Bringing together teams from 24 countries across all the continents on Earth, this is the biggest contest in women’s football. The Australian team faces some tough competition in the first round stages with matches against Italy, Jamaica and Brazil just the first hurdle on their World Cup journey.
Matildas midfielder Aivi Luik took some time out from her busy training schedule to share with Kidzone her experiences …
What would you say are the qualities of a Matilda?
Talent, resilience, discipline and a never-say-die attitude.
What kinds of team bonding activities do you do?
Most of us love our coffee so we spend a lot of downtime at cafes, chatting or playing Bananagrams or card games like Word Spiel.
Other than the football, what is the best thing about being a part of the FIFA Women’s World Cup?
Being able to fight and compete with some of your best friends!
Which teams are you most looking forward to playing against?
Of course we want to win the World Cup and in doing so we have to play some of the top nations so for me these games would be the most challenging and therefore the most satisfying. However, we need to take each game as it comes, so I would have to say our opener against Italy!
Teams from all over the world are competing; what have you learned from these other teams when you have faced them on the field?
That no team can be taken lightly. The standard of women's football has improved incredibly, and this is the World Cup where anything can happen!
What first drew you to playing football?
What drew me to football was watching the 1994 men's (FIFA) World Cup in the United States. I was nine and I fell in love with the whole spectacle of it all — the game itself with all the freedom and creativity it had to offer as well as how it brought people of all nations together and put their cultures on display. I then started playing in the backyard and on the streets and in the parks and then joined Palm Beach Soccer Club at 11 years old.

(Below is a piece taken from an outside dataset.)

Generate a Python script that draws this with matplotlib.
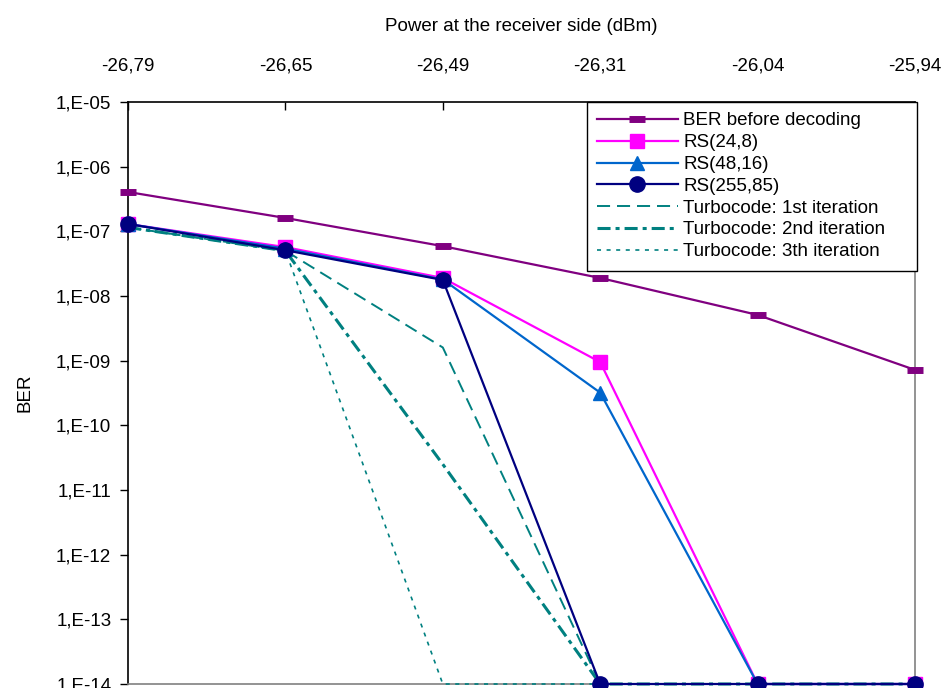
import matplotlib
matplotlib.use("Agg")
import matplotlib.pyplot as plt
from matplotlib.ticker import FixedLocator, FixedFormatter, NullLocator

plt.rcParams['font.family'] = ['Liberation Sans', 'DejaVu Sans']
plt.rcParams['lines.scale_dashes'] = False

# ---- data ----
power_labels = ["-26,79", "-26,65", "-26,49", "-26,31", "-26,04", "-25,94"]
ber_before = [4.06e-7, 1.61e-7, 5.9e-8, 1.9e-8, 5.1e-9, 7.2e-10]
rs_24_8 = [1.3e-7, 5.7e-8, 1.9e-8, 9.5e-10, 1e-14, 1e-14]
rs_48_16 = [1.3e-7, 5.4e-8, 1.8e-8, 3.2e-10, 1e-14, 1e-14]
rs_255_85 = [1.3e-7, 5.1e-8, 1.77e-8, 1e-14, 1e-14, 1e-14]
turbo_1 = [1.15e-7, 5.0e-8, 1.6e-9, 1e-14, 1e-14, 1e-14]
turbo_2 = [1.15e-7, 5.0e-8, 2.5e-11, 1e-14, 1e-14, 1e-14]
turbo_3 = [1.15e-7, 5.0e-8, 1e-14, 1e-14, 1e-14, 1e-14]
y_tick_values = [1e-5, 1e-6, 1e-7, 1e-8, 1e-9, 1e-10, 1e-11, 1e-12, 1e-13, 1e-14]
y_tick_labels = ["1,E-05", "1,E-06", "1,E-07", "1,E-08", "1,E-09", "1,E-10",
                 "1,E-11", "1,E-12", "1,E-13", "1,E-14"]

x = list(range(len(power_labels)))
FS = 13.5

fig = plt.figure(figsize=(9.48, 6.88), dpi=100)
ax = fig.add_axes([128/948, 1-684/688, (915-128)/948, (684-102)/688])

ax.plot(x, ber_before, color="#800080", lw=1.6, marker="_", ms=11, mew=5,
        label="BER before decoding", clip_on=False, zorder=3)
ax.plot(x, rs_24_8, color="#FF00FF", lw=1.6, marker="s", ms=10, mec="#FF00FF",
        label="RS(24,8)", clip_on=False, zorder=3)
ax.plot(x, rs_48_16, color="#0066CC", lw=1.6, marker="^", ms=10,
        label="RS(48,16)", clip_on=False, zorder=3)
ax.plot(x, rs_255_85, color="#000080", lw=1.6, marker="o", ms=11,
        label="RS(255,85)", clip_on=False, zorder=5)
ax.plot(x, turbo_1, color="#008080", lw=1.4, dashes=(9.4, 5),
        label="Turbocode: 1st iteration", clip_on=False, zorder=4)
ax.plot(x, turbo_2, color="#008080", lw=2.2, dashes=(9.4, 3.6, 2.9, 3.6),
        label="Turbocode: 2nd iteration", clip_on=False, zorder=4)
ax.plot(x, turbo_3, color="#008080", lw=1.2, dashes=(2.9, 4.0),
        label="Turbocode: 3th iteration", clip_on=False, zorder=4)

ax.set_yscale("log")
ax.set_ylim(1e-14, 1e-5)
ax.set_xlim(0, 5)
ax.yaxis.set_major_locator(FixedLocator(y_tick_values))
ax.yaxis.set_major_formatter(FixedFormatter(y_tick_labels))
ax.yaxis.set_minor_locator(NullLocator())
ax.tick_params(axis="y", direction="out", length=6, width=1, labelsize=FS, pad=6)

ax.xaxis.tick_top()
ax.xaxis.set_label_position("top")
ax.set_xticks(x)
ax.set_xticklabels(power_labels)
ax.tick_params(axis="x", direction="in", length=6, width=1, labelsize=FS, pad=20,
               top=True, bottom=False)

ax.set_xlabel("Power at the receiver side (dBm)", fontsize=FS, labelpad=19)
ax.set_ylabel("BER", fontsize=FS, labelpad=16)

for s in ["left", "top"]:
    ax.spines[s].set_color("black")
    ax.spines[s].set_linewidth(1.2)
for s in ["right", "bottom"]:
    ax.spines[s].set_color("#808080")
    ax.spines[s].set_linewidth(1.2)

leg = ax.legend(loc="upper left", bbox_to_anchor=(0.583, 0.0, 0.419, 1.0),
                mode="expand", fontsize=FS, frameon=True, fancybox=False,
                framealpha=1, edgecolor="black", borderaxespad=0,
                handlelength=4.3, handletextpad=0.3, labelspacing=0.25,
                borderpad=0.55)
leg.get_frame().set_linewidth(1.0)
leg.set_zorder(10)

fig.savefig("out.png", dpi=100)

What is your pre-game routine?
Eat well, call my family and say a prayer.What country has been your favourite to play in? It's hard to give just one favourite because I have had a lot of great experiences in each country I’ve played in. I had a really good season in Denmark with Brøndby IF. We won the double (the league and the cup) and made the Champions League quarter finals. Danish people are just fantastic, so I guess if I had to say one it'd be Denmark.

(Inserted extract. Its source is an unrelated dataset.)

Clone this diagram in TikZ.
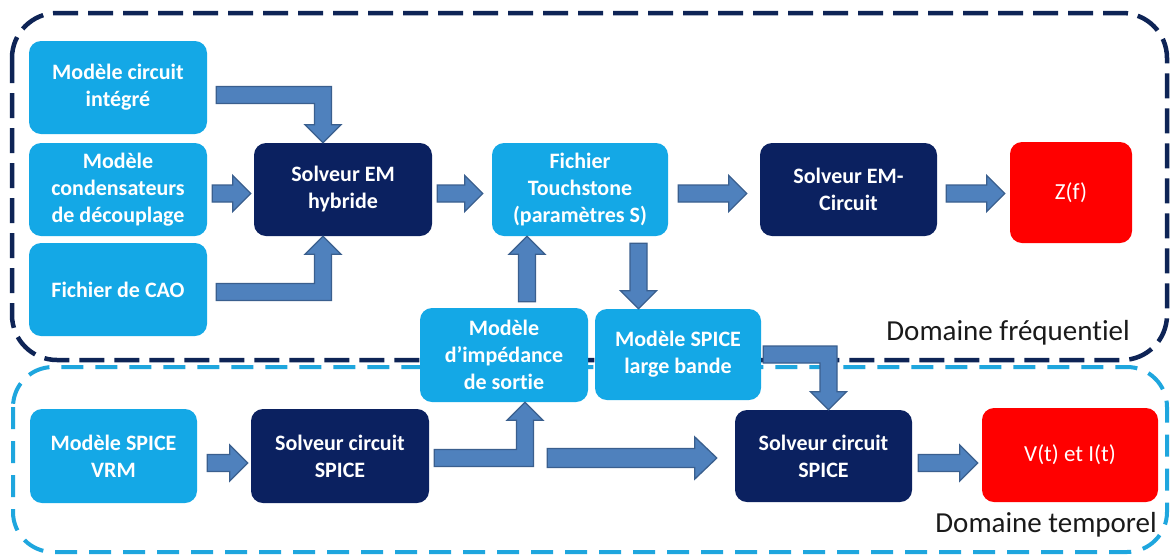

Soccer really is the world game. It is the most popular sport on the planet and there are 211 FIFA associations around the world. That’s a lot of dribbling, headers, passes and tackles! As Aivi says, nothing brings people of all nations together quite like the FIFA World Cup. All the things that make us different (like culture, religion, politics) are set aside as soccer fans all over the world focus on all the stuff we have in common. It’s a lot like how things are in God’s family. Paul writes in the Bible that, from God’s perspective, it doesn’t matter what country you come from, whether you’re a girl or boy, rich or poor – we are all equal and we all belong to Jesus (Galatians chapter 3, verses 28 and 29).